Sen. Mitch McConnell urged caution about placing multiyear programs in reconciliation funding, asking why the department would request multi-year munitions contracts via a one-time mechanism. Sen. Lisa Murkowski warned the reconciliation funding “may or may not happen.” Hegseth acknowledged the concern and said ensuring both the base discretionary budget and reconciliation are passed is “one of the main efforts.”

Munitions, Ukraine money and operational sustainment

Gen. Dan Caine pushed back on reports that U.S. munitions stockpiles have been depleted, saying, “We have sufficient munitions for what we’re tasked to do right now,” while adding, “we always want more.” Caine declined to comment on intelligence estimates of Iran’s remaining missile and drone capability, saying battle damage assessments were classified.

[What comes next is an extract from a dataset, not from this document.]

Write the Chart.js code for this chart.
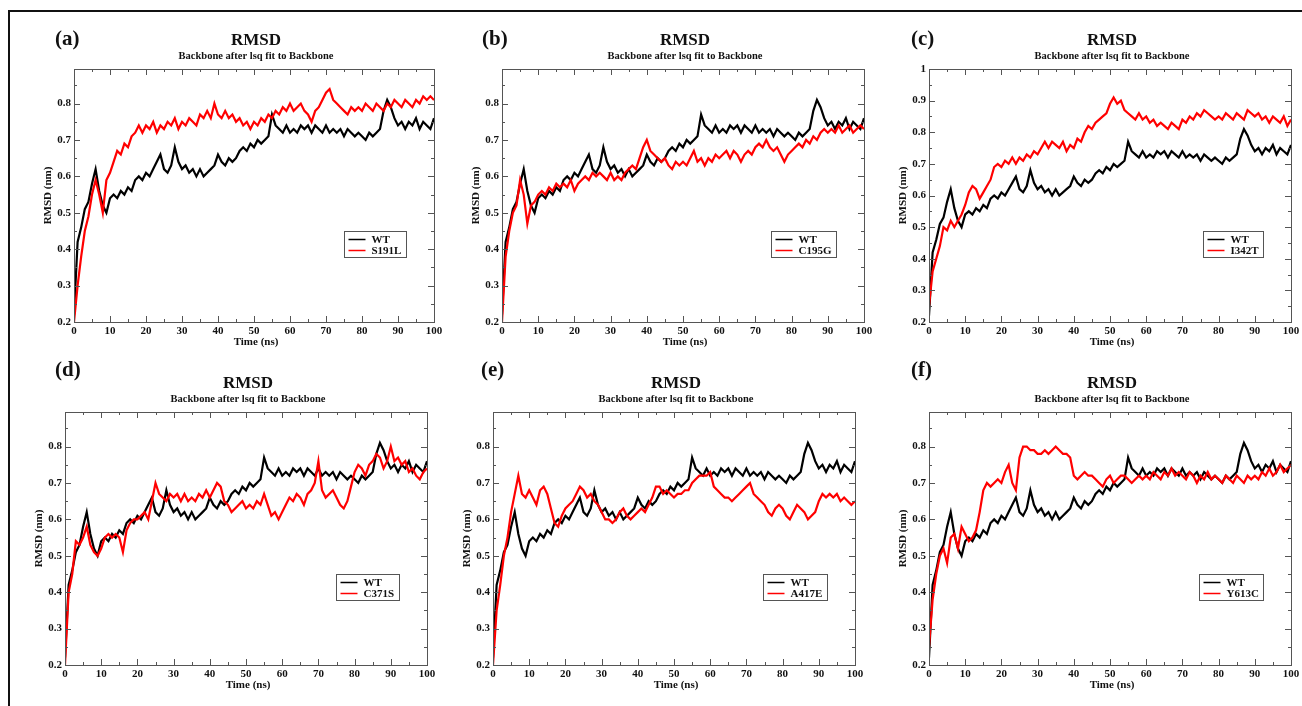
<!DOCTYPE html>
<html>
<head>
<meta charset="utf-8">
<title>RMSD</title>
<script src="https://cdn.jsdelivr.net/npm/chart.js@4.4.1/dist/chart.umd.min.js"></script>
<style>
  html, body { margin: 0; padding: 0; background: #fff; }
  #fig { position: relative; width: 1302px; height: 706px; overflow: hidden; background: #fff; }
  #frame { position: absolute; left: 8px; top: 10px; width: 1300px; height: 700px; border-left: 2px solid #111; border-top: 2px solid #111; }
  canvas { position: absolute; }
</style>
</head>
<body>
<div id="fig"><div id="frame"></div></div>
<script>
// time axis (ns)
const time = [0,1,2,3,4,5,6,7,8,9,10,11,12,13,14,15,16,17,18,19,20,21,22,23,24,25,26,27,28,29,30,
  31,32,33,34,35,36,37,38,39,40,41,42,43,44,45,46,47,48,49,50,51,52,53,54,55,56,57,58,59,60,
  61,62,63,64,65,66,67,68,69,70,71,72,73,74,75,76,77,78,79,80,81,82,83,84,85,86,87,88,89,90,
  91,92,93,94,95,96,97,98,99,100]

// RMSD (nm), every 1 ns
const wt = [0.22,0.42,0.46,0.51,0.53,0.58,0.62,0.56,0.52,0.50,0.54,0.55,0.54,0.56,0.55,0.57,0.56,0.59,0.60,0.59,
  0.61,0.60,0.62,0.64,0.66,0.62,0.61,0.63,0.68,0.64,0.62,0.63,0.61,0.62,0.60,0.62,0.60,0.61,0.62,0.63,
  0.66,0.64,0.63,0.65,0.64,0.65,0.67,0.68,0.67,0.69,0.68,0.70,0.69,0.70,0.71,0.77,0.74,0.73,0.72,0.74,
  0.72,0.73,0.72,0.74,0.73,0.74,0.72,0.74,0.73,0.72,0.74,0.72,0.73,0.72,0.73,0.71,0.73,0.72,0.71,0.72,
  0.71,0.70,0.72,0.71,0.72,0.73,0.78,0.81,0.79,0.76,0.74,0.75,0.73,0.75,0.74,0.76,0.73,0.75,0.74,0.73,0.76]

const s191l = [0.20,0.30,0.38,0.45,0.49,0.55,0.59,0.55,0.50,0.59,0.61,0.64,0.67,0.66,0.69,0.68,0.71,0.72,0.74,0.72,
  0.74,0.73,0.75,0.72,0.74,0.73,0.75,0.74,0.76,0.73,0.75,0.74,0.76,0.75,0.74,0.77,0.76,0.78,0.76,0.80,
  0.77,0.76,0.78,0.76,0.77,0.75,0.76,0.74,0.75,0.73,0.75,0.74,0.76,0.75,0.77,0.76,0.78,0.77,0.79,0.78,
  0.80,0.78,0.79,0.80,0.78,0.77,0.75,0.78,0.79,0.81,0.83,0.84,0.81,0.80,0.79,0.78,0.77,0.79,0.78,0.79,
  0.78,0.80,0.79,0.78,0.80,0.79,0.78,0.80,0.79,0.81,0.80,0.79,0.81,0.80,0.79,0.81,0.80,0.82,0.81,0.82,0.81]

const c195g = [0.20,0.38,0.45,0.50,0.52,0.59,0.55,0.47,0.52,0.53,0.55,0.56,0.55,0.57,0.56,0.58,0.57,0.58,0.57,0.59,
  0.56,0.58,0.59,0.60,0.59,0.61,0.60,0.61,0.60,0.59,0.61,0.59,0.60,0.59,0.61,0.62,0.63,0.62,0.65,0.68,
  0.70,0.67,0.66,0.65,0.64,0.65,0.63,0.62,0.64,0.63,0.64,0.63,0.65,0.67,0.64,0.65,0.63,0.65,0.64,0.66,
  0.65,0.66,0.67,0.65,0.67,0.66,0.64,0.66,0.67,0.66,0.68,0.69,0.68,0.70,0.68,0.67,0.68,0.66,0.64,0.66,
  0.67,0.68,0.69,0.68,0.70,0.69,0.71,0.70,0.72,0.73,0.72,0.73,0.72,0.74,0.72,0.73,0.74,0.72,0.73,0.74,0.73]

const i342t = [0.25,0.36,0.40,0.44,0.50,0.49,0.52,0.50,0.52,0.54,0.57,0.61,0.63,0.62,0.59,0.61,0.63,0.65,0.69,0.70,
  0.69,0.71,0.70,0.72,0.70,0.72,0.71,0.73,0.72,0.74,0.73,0.75,0.77,0.75,0.77,0.76,0.75,0.77,0.74,0.76,
  0.75,0.78,0.77,0.80,0.82,0.81,0.83,0.84,0.85,0.86,0.89,0.91,0.89,0.90,0.87,0.86,0.85,0.84,0.86,0.84,
  0.85,0.83,0.84,0.82,0.83,0.82,0.81,0.83,0.82,0.81,0.84,0.83,0.85,0.84,0.86,0.85,0.87,0.86,0.85,0.84,
  0.85,0.84,0.86,0.85,0.84,0.86,0.85,0.84,0.87,0.86,0.85,0.86,0.84,0.85,0.83,0.85,0.84,0.83,0.85,0.82,0.84]

const c371s = [0.20,0.40,0.45,0.54,0.53,0.55,0.58,0.53,0.51,0.50,0.52,0.55,0.56,0.55,0.56,0.55,0.51,0.57,0.59,0.60,
  0.60,0.61,0.62,0.60,0.65,0.70,0.67,0.66,0.65,0.67,0.66,0.67,0.65,0.67,0.65,0.66,0.65,0.67,0.66,0.68,
  0.66,0.68,0.70,0.69,0.65,0.64,0.62,0.63,0.64,0.65,0.63,0.64,0.63,0.65,0.64,0.67,0.64,0.61,0.62,0.60,
  0.62,0.64,0.66,0.65,0.67,0.66,0.64,0.67,0.68,0.70,0.76,0.68,0.66,0.67,0.68,0.66,0.64,0.63,0.65,0.69,
  0.73,0.75,0.74,0.72,0.75,0.76,0.78,0.77,0.74,0.76,0.80,0.76,0.77,0.75,0.76,0.73,0.74,0.72,0.71,0.73,0.74]

const a417e = [0.20,0.35,0.42,0.50,0.55,0.62,0.67,0.72,0.67,0.66,0.68,0.66,0.64,0.68,0.69,0.67,0.63,0.59,0.58,0.61,
  0.63,0.64,0.65,0.67,0.69,0.68,0.66,0.67,0.65,0.64,0.62,0.60,0.60,0.59,0.60,0.62,0.63,0.61,0.60,0.61,
  0.62,0.63,0.62,0.64,0.66,0.69,0.69,0.67,0.68,0.67,0.66,0.67,0.67,0.68,0.68,0.70,0.71,0.72,0.72,0.72,
  0.73,0.69,0.68,0.67,0.66,0.66,0.65,0.66,0.67,0.68,0.69,0.70,0.67,0.66,0.65,0.64,0.62,0.61,0.63,0.64,
  0.63,0.61,0.60,0.62,0.64,0.63,0.62,0.60,0.61,0.62,0.65,0.67,0.66,0.67,0.66,0.67,0.65,0.66,0.65,0.64,0.65]

const y613c = [0.25,0.38,0.45,0.50,0.52,0.48,0.55,0.56,0.52,0.58,0.56,0.54,0.55,0.57,0.62,0.68,0.70,0.69,0.70,0.71,
  0.70,0.73,0.75,0.70,0.68,0.77,0.80,0.80,0.79,0.79,0.78,0.78,0.79,0.78,0.79,0.80,0.79,0.78,0.78,0.77,
  0.72,0.71,0.72,0.73,0.72,0.72,0.71,0.70,0.69,0.71,0.72,0.70,0.71,0.72,0.72,0.71,0.70,0.71,0.72,0.71,
  0.72,0.71,0.73,0.72,0.71,0.73,0.72,0.74,0.72,0.73,0.72,0.71,0.73,0.72,0.70,0.72,0.71,0.73,0.71,0.72,
  0.71,0.70,0.72,0.71,0.70,0.72,0.71,0.70,0.72,0.71,0.72,0.71,0.73,0.72,0.74,0.72,0.73,0.75,0.73,0.74,0.75]

const panelLabels = ['(a)', '(b)', '(c)', '(d)', '(e)', '(f)']
const mutantNames = ['S191L', 'C195G', 'I342T', 'C371S', 'A417E', 'Y613C']
const mutantData = [s191l, c195g, i342t, c371s, a417e, y613c]
const yMaxes = [0.895, 0.895, 1, 0.895, 0.895, 0.895]

// plot-area boxes on the page
const boxes = [
  { left: 74, top: 69, right: 434, bottom: 322, labX: 55, labY: 40 },
  { left: 502, top: 69, right: 864, bottom: 322, labX: 482, labY: 40 },
  { left: 929, top: 69, right: 1291, bottom: 322, labX: 911, labY: 40 },
  { left: 65, top: 412, right: 427, bottom: 665, labX: 55, labY: 371 },
  { left: 493, top: 412, right: 855, bottom: 665, labX: 481, labY: 371 },
  { left: 929, top: 412, right: 1291, bottom: 665, labX: 911, labY: 371 }
]

const SERIF = '"Liberation Serif", "DejaVu Serif", serif'
const PAD_L = 62, PAD_T = 62, PAD_R = 14, PAD_B = 42

const decoPlugin = {
  id: 'deco',
  afterDraw(chart, args, opts) {
    const { ctx, chartArea: a, scales: { x, y } } = chart
    ctx.save()

    // frame + inward ticks on all sides
    ctx.strokeStyle = '#555'
    ctx.lineWidth = 1
    ctx.strokeRect(Math.round(a.left) + 0.5, Math.round(a.top) + 0.5, Math.round(a.right - a.left), Math.round(a.bottom - a.top))
    ctx.beginPath()
    const xt = x.ticks.map(t => t.value)
    xt.forEach((v, i) => {
      const px = Math.round(x.getPixelForValue(v)) + 0.5
      ctx.moveTo(px, a.bottom); ctx.lineTo(px, a.bottom - 6)
      ctx.moveTo(px, a.top); ctx.lineTo(px, a.top + 6)
      if (i < xt.length - 1) {
        const mx = Math.round(x.getPixelForValue((v + xt[i + 1]) / 2)) + 0.5
        ctx.moveTo(mx, a.bottom); ctx.lineTo(mx, a.bottom - 3)
        ctx.moveTo(mx, a.top); ctx.lineTo(mx, a.top + 3)
      }
    })
    const yt = y.ticks.map(t => t.value)
    yt.forEach((v, i) => {
      const py = Math.round(y.getPixelForValue(v)) + 0.5
      ctx.moveTo(a.left, py); ctx.lineTo(a.left + 6, py)
      ctx.moveTo(a.right, py); ctx.lineTo(a.right - 6, py)
      const nv = i < yt.length - 1 ? yt[i + 1] : v + 0.1
      const my = y.getPixelForValue((v + nv) / 2)
      if (my > a.top + 1) {
        const myr = Math.round(my) + 0.5
        ctx.moveTo(a.left, myr); ctx.lineTo(a.left + 3, myr)
        ctx.moveTo(a.right, myr); ctx.lineTo(a.right - 3, myr)
      }
    })
    ctx.stroke()

    const cx = (a.left + a.right) / 2 + 2
    ctx.fillStyle = '#111'
    ctx.textAlign = 'center'
    ctx.textBaseline = 'middle'

    // titles
    ctx.font = 'bold 17px ' + SERIF
    ctx.fillText('RMSD', cx, a.top - 28)
    ctx.font = 'bold 10.5px ' + SERIF
    ctx.fillText('Backbone after lsq fit to Backbone', cx, a.top - 13)

    // axis titles
    ctx.font = 'bold 11px ' + SERIF
    ctx.fillText('Time (ns)', cx, a.bottom + 20)
    ctx.save()
    ctx.translate(a.left - 26, (a.top + a.bottom) / 2)
    ctx.rotate(-Math.PI / 2)
    ctx.fillText('RMSD (nm)', 0, 0)
    ctx.restore()

    // panel letter
    ctx.textAlign = 'left'
    ctx.font = 'bold 21px ' + SERIF
    ctx.fillText(opts.letter, opts.labX, opts.labY)

    // legend box inside plot
    ctx.font = 'bold 11px ' + SERIF
    const names = chart.data.datasets.map(d => d.label)
    const tw = Math.max(...names.map(n => ctx.measureText(n).width))
    const bw = Math.round(27 + tw + 5)
    const bx = Math.round(a.right - 28 - bw) + 0.5
    const by = Math.round(a.top + 162) + 0.5
    ctx.fillStyle = '#fff'
    ctx.fillRect(bx, by, bw, 26)
    ctx.strokeStyle = '#555'
    ctx.strokeRect(bx, by, bw, 26)
    chart.data.datasets.forEach((d, i) => {
      const ly = by + 8 + i * 11
      ctx.strokeStyle = d.borderColor
      ctx.lineWidth = 1.5
      ctx.beginPath()
      ctx.moveTo(bx + 4, ly); ctx.lineTo(bx + 21, ly)
      ctx.stroke()
      ctx.fillStyle = '#111'
      ctx.fillText(d.label, bx + 27, ly + 1)
    })
    ctx.restore()
  }
}

function crearPanel(i) {
  const b = boxes[i]
  const canvas = document.createElement('canvas')
  const cw = b.right - b.left + PAD_L + PAD_R
  const ch = b.bottom - b.top + PAD_T + PAD_B
  const cxp = b.left - PAD_L
  const cyp = b.top - PAD_T
  canvas.width = cw
  canvas.height = ch
  canvas.style.left = cxp + 'px'
  canvas.style.top = cyp + 'px'
  canvas.style.width = cw + 'px'
  canvas.style.height = ch + 'px'
  document.getElementById('fig').appendChild(canvas)

  new Chart(canvas.getContext('2d'), {
    type: 'line',
    data: {
      labels: time,
      datasets: [{
        label: 'WT',
        data: wt,
        borderColor: '#000000',
        borderWidth: 2.2,
        pointRadius: 0,
        tension: 0,
        order: 2
      }, {
        label: mutantNames[i],
        data: mutantData[i],
        borderColor: '#ff0000',
        borderWidth: 2.2,
        pointRadius: 0,
        tension: 0,
        order: 1
      }]
    },
    options: {
      responsive: false,
      animation: false,
      devicePixelRatio: 1,
      layout: { padding: { left: 0, top: PAD_T, right: PAD_R, bottom: 0 } },
      plugins: {
        legend: { display: false },
        tooltip: { enabled: false },
        deco: { letter: panelLabels[i], labX: b.labX - cxp, labY: b.labY - cyp }
      },
      scales: {
        x: {
          type: 'linear',
          min: 0,
          max: 100,
          grid: { display: false, drawTicks: false },
          border: { display: false },
          ticks: { stepSize: 10, padding: 3, color: '#111', font: { family: SERIF, size: 11, weight: 'bold' }, maxRotation: 0 },
          afterFit(scale) { scale.height = PAD_B }
        },
        y: {
          min: 0.2,
          max: yMaxes[i],
          grid: { display: false, drawTicks: false },
          border: { display: false },
          ticks: {
            stepSize: 0.1,
            includeBounds: false,
            padding: 3,
            color: '#111',
            font: { family: SERIF, size: 11, weight: 'bold' },
            callback: v => String(Number(v.toFixed(2)))
          },
          afterFit(scale) { scale.width = PAD_L }
        }
      }
    },
    plugins: [decoPlugin]
  })
}

for (let i = 0; i < 6; i++) crearPanel(i)
</script>
</body>
</html>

Senate appropriators also criticized Pentagon leaders for the pace of distributing $400 million in funds for Ukraine. Hurst said, “We’re expecting to see a final spend plan for that this week,” and that the schedule for contracting will depend on what the department chooses to buy with the money.

What this means for lawmakers, Pentagon planners, and Kuwait

  • Lawmakers and appropriators: expect continued pressure for precise, line-item figures. A June 11 deadline for a cost breakdown anchors congressional leverage during the defense spending bill markup.
  • Pentagon financial leadership and logistics planners: must refine repair-and-replace estimates, decide whether to include MILCON, and determine timing and content of any supplemental — all while reconciling one-time reconciliation requests with programs that require steady, multiyear funding.
  • Kuwait and regional partners: drew attention at the hearing when Rep. Calvert expressed hope that Kuwait would pay to replace three F-15E Strike Eagles lost in a friendly fire incident in March — a specific, near-term cost the committee suggested might be covered by an allied contribution.

The accounting is still unfolding. The Pentagon has offered a $29 billion tab that omits base reconstruction and leaves open when and how a supplemental or reconciliation package will be submitted and funded. Congress has set a clear short-term test — deliver detailed numbers by the June 11 markup and provide a final spend plan for Ukraine funds this week — and those deliverables will shape whether $29 billion stabilizes, grows or becomes the opening bid in a much larger fiscal debate.